I was never an artist before I came to prison. Other than how all kids are artists, anyway. I was and am a musician, but when I first came to prison, I went almost 5 years without touching a guitar. It was sad and lonely and made me hate the system even more to make me forget how much I love music.


The first week of my sentence in solitary was in a prison with no library and nothing in my grey cell except the bed and mattress. I had some paper and a pencil that they give everyone to write letters and after I’d written all (both) of them, I started to draw.

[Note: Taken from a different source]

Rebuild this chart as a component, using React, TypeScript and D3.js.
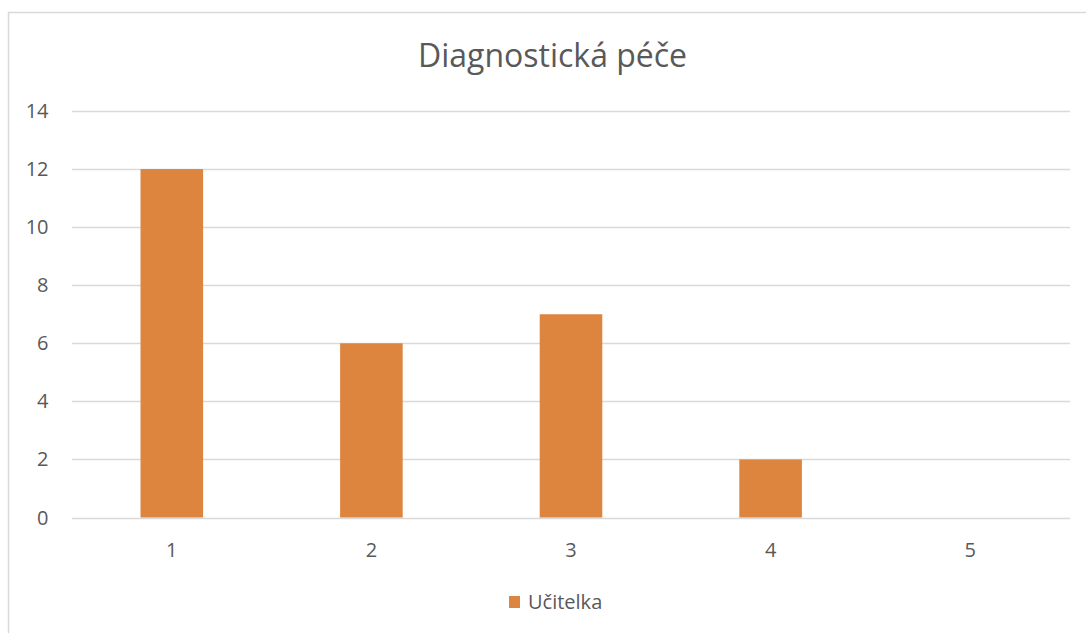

True to form, I started with what I now know (and any artist will confirm) is a very difficult subject: a hand(mine). After days of failure, I capitulated and moved on to simpler subjects like... the wall, the sink/toilet, my sandal. I had a lot of time, so I progressed, remembering principles from art classes when I was in grade school and even learning new things. e.g., a shader can be made from a rolled-up piece of newspaper. After a few months, someone sent me a photography magazine and it just clicked. Landscapes, flowers, eagles: I drew them all, badly, and I realized I could not only kill time (second most popular victim in prison) but that I could escape and even create. Like music, I could communicate, work through emotions, even make something... beautiful. This all sounds so cliché. Maybe you knew these things about art? Really, it was a revelation to me.


If I’m proud... well, it’s because they did their best to dehumanize me and gave me so little and now look what I can do. Every time I sit down to draw or paint, the walls dissolve around me, and I make more than their whole grey world can encompass. In a way, when they gave me a pencil... they set me free.